Bruxelles – Essere figli di genitori detenuti non può essere una colpa, né una pena da scontare. Lo hanno ricordato alcuni europarlamentari italiani del Partito democratico e l’associazione italiana “Bambini senza barriere” che hanno presentato al parlamento europeo un appello: applicare in tema di protezione dei figli di genitori detenuti il modello italiano. Attraverso una dichiarazione scritta gli europarlamentari firmatari chiedono alla Commissione europea di fare del protocollo d’intesa sulla tutela dei figli dei detenuti firmato dall’Italia il 21 Marzo 2014 una best practice a livello europeo. “La Commissione è invitata a prendere in considerazione la possibilità di istituire un memorandum d’intesa a livello dell’Ue al fine di garantire la conservazione del rapporto genitoriale e consentire ai genitori di essere presenti nei momenti importanti dell’istruzione dei loro figli, salvaguardando così l’interesse del minore”, si legge nella dichiarazione scritta.
Per poter essere accolta dalla Commissione europea la dichiarazione oltre alle firme di europarlamentari del Pd, come Patrizia Toia, Sergio Cofferati, Caterina Chinnici, Silvia Costa, deve raggiungere 350 firme che ad oggi non ci sono, ne mancano 140, “ma in ogni caso non smetteremo questa battaglia”, ha detto Patrizia Toia.
Il Protocollo, firmato il 21 marzo del 2014 dal Ministero della Giustizia italiana, il Garante dei minori e l’associazione “Bambini senza sbarre”, è composto da 9 articoli “sui bisogni di questo gruppo di bambini che con la carta sono diventati diritti e questo consente ai bambini di non sentirsi più colpevoli”, ha spiegato Lia Sacerdote, presidente dell’associazione firmataria del Protocollo.
Il protocollo prevede la nascita di ludoteche, appositi spazi per bambini detti “spazi gialli” con murales e giochi, colloqui in periodi e momenti in cui i minori non hanno attività scolastiche, incontri in aree verdi, formazione del personale penitenziario che deve aiutare a coltivare e non reprimere l’affettività in carcere.
Nascere dietro le sbarre significa essere colpevole senza aver commesso nessun reato. Colpevole di cosa? Di essere un figlio/a di una madre che vive in carcere. È questa la colpa degli 800 mila bambini che in Europa hanno genitori in carcere o passano le loro giornate dietro le sbarre insieme alle loro madri detenute. Ad oggi in Italia circa 40 bambini scontano la pena insieme alle proprie madri.

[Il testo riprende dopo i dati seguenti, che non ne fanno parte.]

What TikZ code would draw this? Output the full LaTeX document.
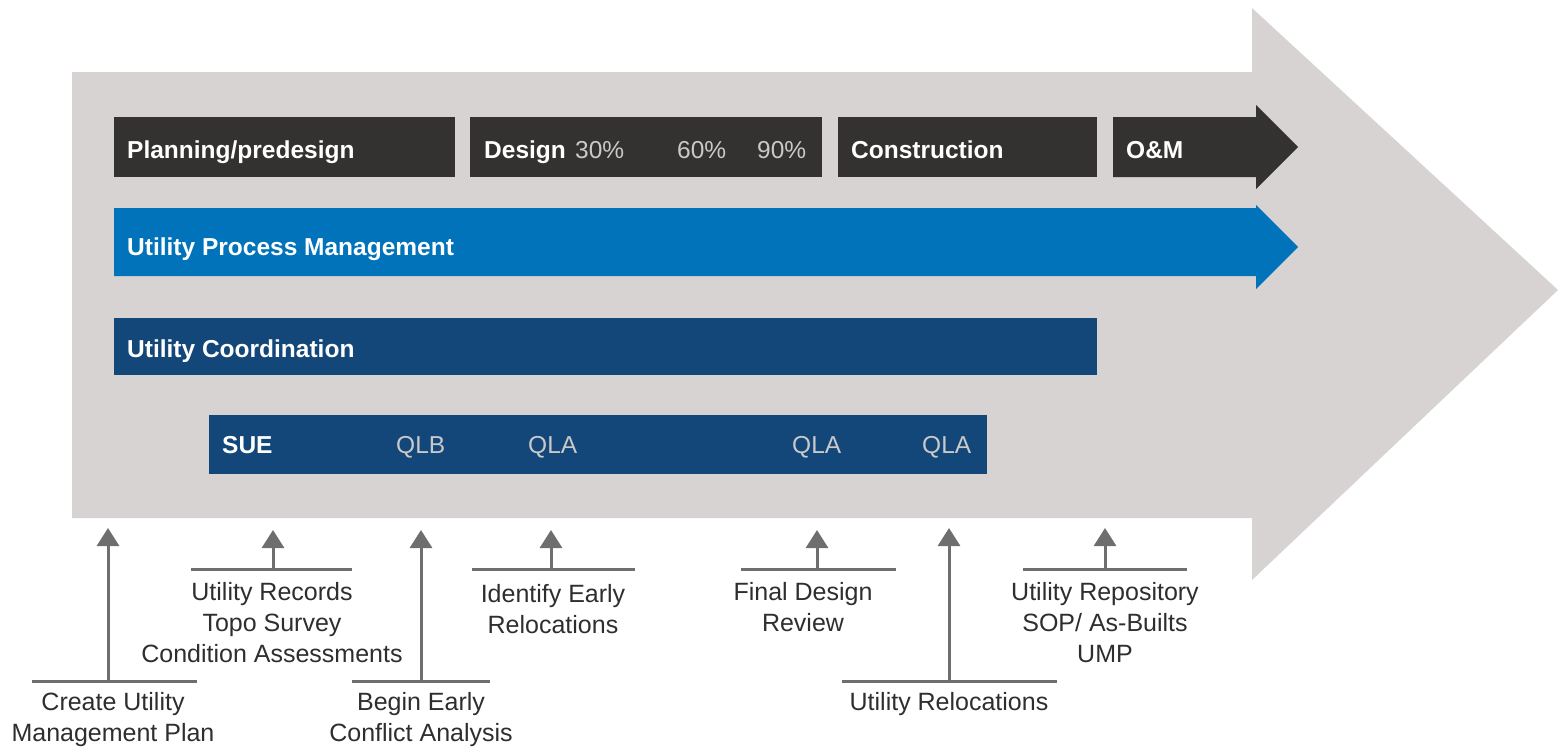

“Attualmente 18 detenute vivono con i loro 22 bambini negli Ica (istituti a custodia attenuata) e altre 21 donne con i loro rispettivi figli vivono nelle sezioni nido delle strutture penitenziarie”, ha ricordato Santi Consolo, Capo Dipartimento dell’Autorità penitenziaria italiana. Oggi quindi la metà dei bambini italiani dietro le sbarre vive in strutture semi-detentive come gli Ica, mentre l’altra metà passa le giornate in carcere, un luogo in cui la crescita del minore è fortemente compromessa. Per questo esiste una proposta di modifica dell’articolo 280 del codice di procedura penale che chiede di concedere la custodia cautelare negli Ica anche a madri imputate che non abbiano i requisiti per accedere a questa misura alternativa.
In generale, anche se il bambino vive fuori dalle mura del carcere, gli affetti e le relazioni sono le prime ad essere imprigionate. Il risultato è che “il 30% dei figli di genitori detenuti se non accompagnati adeguatamente è facile che abbiano anche loro l’esperienza del carcere e il 30 % dei detenuti sono stati a loro volta figli di detenuti”, lo ha ricordato la presidente dell’associazione “Bambini senza sbarre” che a sua volta fa parte della rete europea Cope sulla tutela dei bambini che conta al suo interno 21 Paesi membri.
In realtà, le percentuali sono più alte, come ha ricordato il Capo del Dipartimento di giustizia minorile Francesco Cascini: la possibilità che il figlio di un detenuto finisca a sua volta in carcere è di “oltre il al 60%, escludendo i detenuti immigrati”.